In small bowl, mix oil and mustard; rub over breast and under skin from neck end. Do not detach skin at base. Season with salt and pepper. Slide apple slices between skin and meat.
Place breast on a rack in a shallow roasting pan. Roast, uncovered, in a preheated 350 degree F oven for about 1-1/2 to 1-`3/4 hours or until a food thermometer inserted in thickest part of breast registers 170 degrees F. For reasons of personal preference, cook turkey to higher temperatures but not to exceed 170 °F in the breast and 180 °F in the thigh.
Meanwhile, combine syrup, vinegar and Worcestershire sauce.

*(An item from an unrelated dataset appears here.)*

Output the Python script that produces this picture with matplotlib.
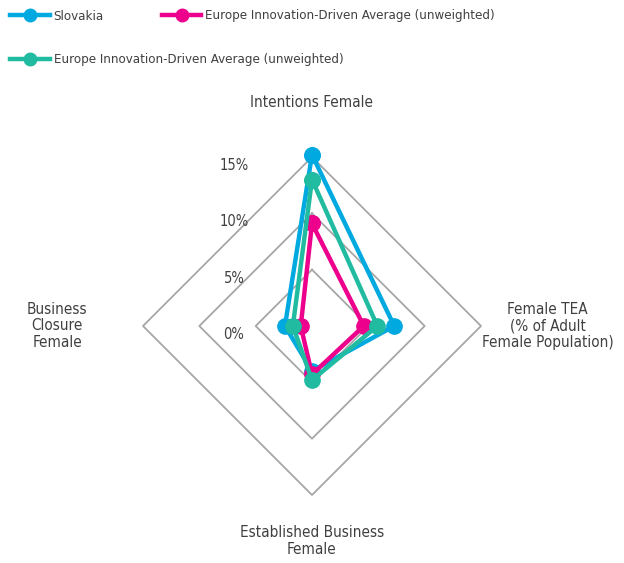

During last 20 minutes of roasting, baste breast with mixture. If skin is browning too quickly, tent with foil.
Remove breast to serving platter and let rest 10 to 15 minutes before carving.
TIP: For more flavorful pan juices, add additional sliced apple, a sliced onion and 1/2 cup apple juice to roasting pan with turkey.
Serve with sweet potatoes and fruit chutney. Garnish with fresh sage.